Proponents assured their fellow lawmakers there would be no rate increases as a result of the legislation and it would further protect against utility assets going to more “out-of-state interests” as could happen among creditors in a bankruptcy proceeding.

Assembly Speaker Robert Hertzberg, who worked with Gov. Gray Davis and Democratic leaders in the legislature to eke out a piece of legislation that had considerable opposition — even among his own party’s majority members — said “it is what it is.” Hertzberg advised that while the bill was imperfect, it was better than the alternative of Edison sliding in bankruptcy. “At the end of the day, it is a good deal.”

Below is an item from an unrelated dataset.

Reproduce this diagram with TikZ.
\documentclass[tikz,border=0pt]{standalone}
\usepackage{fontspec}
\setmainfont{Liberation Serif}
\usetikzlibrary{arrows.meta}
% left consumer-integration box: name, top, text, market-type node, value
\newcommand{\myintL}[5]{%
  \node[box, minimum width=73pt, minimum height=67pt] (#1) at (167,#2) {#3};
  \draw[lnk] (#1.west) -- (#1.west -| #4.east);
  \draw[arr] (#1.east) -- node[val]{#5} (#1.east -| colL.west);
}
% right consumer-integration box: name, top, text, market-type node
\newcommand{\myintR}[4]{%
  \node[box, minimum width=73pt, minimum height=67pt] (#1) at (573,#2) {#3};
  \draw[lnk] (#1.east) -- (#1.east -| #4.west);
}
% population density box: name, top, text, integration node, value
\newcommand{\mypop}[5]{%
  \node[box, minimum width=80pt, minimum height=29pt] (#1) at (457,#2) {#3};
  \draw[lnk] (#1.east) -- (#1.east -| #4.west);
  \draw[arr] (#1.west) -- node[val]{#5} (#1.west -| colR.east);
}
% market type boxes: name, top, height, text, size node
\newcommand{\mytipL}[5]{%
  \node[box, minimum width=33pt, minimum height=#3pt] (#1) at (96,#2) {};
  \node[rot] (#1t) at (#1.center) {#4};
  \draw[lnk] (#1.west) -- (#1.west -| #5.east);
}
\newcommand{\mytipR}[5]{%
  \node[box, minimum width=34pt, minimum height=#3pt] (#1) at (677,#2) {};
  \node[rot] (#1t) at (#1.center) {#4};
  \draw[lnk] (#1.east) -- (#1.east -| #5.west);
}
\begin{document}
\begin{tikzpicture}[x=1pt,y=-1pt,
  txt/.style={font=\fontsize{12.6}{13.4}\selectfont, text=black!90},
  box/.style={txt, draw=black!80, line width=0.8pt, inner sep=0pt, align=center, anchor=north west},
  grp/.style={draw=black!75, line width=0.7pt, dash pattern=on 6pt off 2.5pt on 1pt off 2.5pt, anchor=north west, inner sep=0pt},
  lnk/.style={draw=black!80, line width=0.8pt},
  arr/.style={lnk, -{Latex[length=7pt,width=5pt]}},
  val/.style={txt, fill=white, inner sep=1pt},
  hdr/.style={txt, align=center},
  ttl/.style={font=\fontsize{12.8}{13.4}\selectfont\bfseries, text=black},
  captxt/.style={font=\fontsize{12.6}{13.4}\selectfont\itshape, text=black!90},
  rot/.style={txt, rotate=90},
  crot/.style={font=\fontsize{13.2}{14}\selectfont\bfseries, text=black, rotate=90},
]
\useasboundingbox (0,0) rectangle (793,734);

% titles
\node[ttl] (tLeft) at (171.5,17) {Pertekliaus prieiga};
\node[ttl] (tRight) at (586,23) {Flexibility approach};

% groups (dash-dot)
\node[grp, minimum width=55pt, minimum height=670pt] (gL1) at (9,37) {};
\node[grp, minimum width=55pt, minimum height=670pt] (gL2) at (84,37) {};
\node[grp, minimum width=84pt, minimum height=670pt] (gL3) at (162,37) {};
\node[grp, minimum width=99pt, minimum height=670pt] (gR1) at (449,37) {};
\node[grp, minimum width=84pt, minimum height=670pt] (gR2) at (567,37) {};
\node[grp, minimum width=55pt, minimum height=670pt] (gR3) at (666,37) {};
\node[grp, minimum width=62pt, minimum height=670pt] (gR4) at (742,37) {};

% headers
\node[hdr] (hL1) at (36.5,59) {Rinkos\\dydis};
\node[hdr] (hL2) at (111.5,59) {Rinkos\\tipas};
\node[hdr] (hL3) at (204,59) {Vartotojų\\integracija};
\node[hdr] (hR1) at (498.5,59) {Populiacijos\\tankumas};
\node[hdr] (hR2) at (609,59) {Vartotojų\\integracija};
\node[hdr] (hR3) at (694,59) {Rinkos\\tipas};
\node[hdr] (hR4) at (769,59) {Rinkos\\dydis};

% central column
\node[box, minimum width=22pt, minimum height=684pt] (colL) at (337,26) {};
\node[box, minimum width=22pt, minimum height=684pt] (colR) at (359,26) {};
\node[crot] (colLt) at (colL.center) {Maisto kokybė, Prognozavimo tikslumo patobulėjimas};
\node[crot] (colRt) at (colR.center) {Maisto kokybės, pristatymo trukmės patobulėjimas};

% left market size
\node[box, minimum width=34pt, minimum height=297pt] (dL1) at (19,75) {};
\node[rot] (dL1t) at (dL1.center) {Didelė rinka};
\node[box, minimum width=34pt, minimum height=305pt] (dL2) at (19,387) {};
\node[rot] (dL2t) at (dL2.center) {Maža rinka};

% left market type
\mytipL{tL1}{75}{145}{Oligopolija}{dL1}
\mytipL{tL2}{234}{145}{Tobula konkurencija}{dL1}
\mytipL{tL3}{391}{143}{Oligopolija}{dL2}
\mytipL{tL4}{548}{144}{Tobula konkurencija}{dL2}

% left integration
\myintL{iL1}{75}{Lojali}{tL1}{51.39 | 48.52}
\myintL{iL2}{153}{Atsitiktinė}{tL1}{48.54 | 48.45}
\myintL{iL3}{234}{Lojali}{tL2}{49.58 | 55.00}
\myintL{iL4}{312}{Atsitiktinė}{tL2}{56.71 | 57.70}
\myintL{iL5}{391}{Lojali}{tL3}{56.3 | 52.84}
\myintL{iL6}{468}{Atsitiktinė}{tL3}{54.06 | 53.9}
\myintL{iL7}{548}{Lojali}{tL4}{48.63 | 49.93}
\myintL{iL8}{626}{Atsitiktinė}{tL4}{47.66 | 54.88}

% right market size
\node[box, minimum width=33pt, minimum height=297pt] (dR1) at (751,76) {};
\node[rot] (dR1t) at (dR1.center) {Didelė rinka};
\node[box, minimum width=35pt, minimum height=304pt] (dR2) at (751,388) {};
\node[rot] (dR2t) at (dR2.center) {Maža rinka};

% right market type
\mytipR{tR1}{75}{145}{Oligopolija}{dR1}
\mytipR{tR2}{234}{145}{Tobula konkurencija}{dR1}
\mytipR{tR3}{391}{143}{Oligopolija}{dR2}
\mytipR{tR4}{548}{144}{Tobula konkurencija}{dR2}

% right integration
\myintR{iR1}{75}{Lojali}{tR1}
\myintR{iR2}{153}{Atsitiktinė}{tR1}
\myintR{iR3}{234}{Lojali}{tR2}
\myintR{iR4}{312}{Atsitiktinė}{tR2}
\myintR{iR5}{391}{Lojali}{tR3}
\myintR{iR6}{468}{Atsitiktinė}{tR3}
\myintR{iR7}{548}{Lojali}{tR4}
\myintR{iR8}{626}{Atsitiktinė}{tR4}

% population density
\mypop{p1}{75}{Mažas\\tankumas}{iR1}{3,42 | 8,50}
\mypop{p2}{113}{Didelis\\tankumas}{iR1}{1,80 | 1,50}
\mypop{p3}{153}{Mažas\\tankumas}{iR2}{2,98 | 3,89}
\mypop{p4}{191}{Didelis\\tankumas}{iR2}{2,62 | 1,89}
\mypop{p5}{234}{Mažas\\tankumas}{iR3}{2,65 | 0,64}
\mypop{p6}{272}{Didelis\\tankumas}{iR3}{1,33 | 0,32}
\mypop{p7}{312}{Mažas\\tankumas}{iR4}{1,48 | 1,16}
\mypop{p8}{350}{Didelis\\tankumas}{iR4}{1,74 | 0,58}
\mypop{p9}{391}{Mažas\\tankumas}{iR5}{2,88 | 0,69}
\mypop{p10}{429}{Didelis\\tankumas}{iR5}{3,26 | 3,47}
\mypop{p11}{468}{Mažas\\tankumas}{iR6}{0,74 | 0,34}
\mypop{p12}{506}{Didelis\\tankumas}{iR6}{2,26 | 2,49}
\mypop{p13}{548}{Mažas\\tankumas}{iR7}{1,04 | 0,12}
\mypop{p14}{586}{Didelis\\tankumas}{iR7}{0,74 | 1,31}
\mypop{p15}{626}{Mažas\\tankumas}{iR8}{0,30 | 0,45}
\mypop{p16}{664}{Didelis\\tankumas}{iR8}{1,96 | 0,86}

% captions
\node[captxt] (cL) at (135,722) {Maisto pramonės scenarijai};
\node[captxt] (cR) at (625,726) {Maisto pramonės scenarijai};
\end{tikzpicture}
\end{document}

The bill provides for $2.9 billion in securitized bond proceeds that the utility can use to pay off its debts to everyone except the merchant generator/marketers (roughly $1 billion); the potential for the state to buy Edison’s transmission system for up to twice its book value; deeding of environmentally sensitive watershed from the utility to the state; restrictions on dividend payments from the utility to its parent company, Edison International, for the next five years; and provisions for suspending direct access retail customer choice for as long as the state remains in the wholesale electricity buying business.

“We get to re-regulate residential and small business owners to get out of the morass of deregulation that screwed us up so badly,” Hertzberg told his fellow lawmakers at shortly after 11 p.m. in urging their support. (Republican leader David Cox urged a No vote.) “If we don’t [pass this measure] we may be subject to an $8 to $10 billion liability lawsuit.”